Rust may be “hot” but there are far more Java jobs than Rust jobs and I highly doubt that’s going to change anytime soon. And indeed Java developers have been highly employed for quite some time.
Yeah, every time I job hunt it’s 10x the enterprise Java opportunities (don’t really want those) versus Ruby, Go, and even native mobile. I don’t have .net in my work history but gather it’s similar for that. Between them they’re a huge percentage of all software dev jobs, writing boring bigco software for bad-for-FAANG-but-good-for-everywhere-else pay.
[edit] oh and the small/startup space is overwhelmingly Node + some front end framework + a bunch of cloud shit they probably don’t need and have mis-used and mis-configured. Take out Node, .net, and Java and hell, the next biggest segment I see is probably low-paid PHP (Wordpress mostly) work followed distantly by Ruby (mostly Rails, ugh), Python, and native mobile. Go, Rust, Haskell, Clojure, all that, rare as can be.

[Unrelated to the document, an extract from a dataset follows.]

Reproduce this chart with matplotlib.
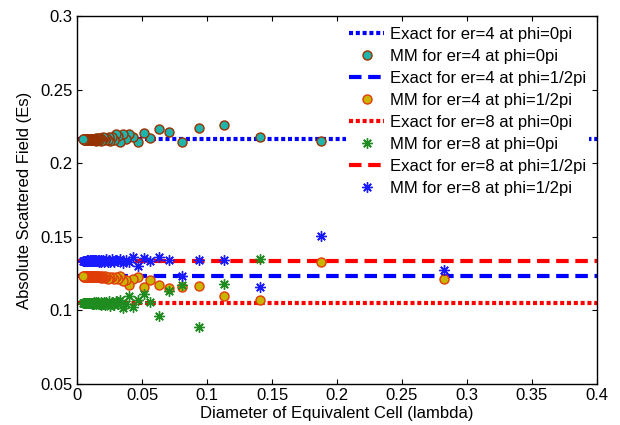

I've found in general the places that use Java don't look for a Java developer. Its like they just assume you can pick it up. You might see things like knowledge of OOP, SQL, etc. on the job listing. For example, lots of large companies like Google, Microsoft, Amazon, Twitter, Netflix, etc. have a ton of Java, but their job descriptions don't really mention it.
On the other hand, if a place needs Typescript, or GO, they'll mention it.
I think job descriptions are just marketing materials for developers at a lot of places. Advertising your COBOL just gets you people that want to make more COBOL.
Every job I take, whatever the oldest crappiest technology mentioned in the footnotes is, ends up being 90% of my job.
Sure. If I want to only work with the hot tech then yes, my choices are limited to companies using hot tech. But the reality is that the vast majority of development jobs are using the old standbys.
I was curious about the relative time range, when something is considered "hot", and how long it takes to become "boring". Looking up the public release dates..
TypeScript and Go and Rust are the hot ones now and they were barely on the radar a year ago.
Ofc I am inserting them into work projects as I need to learn them.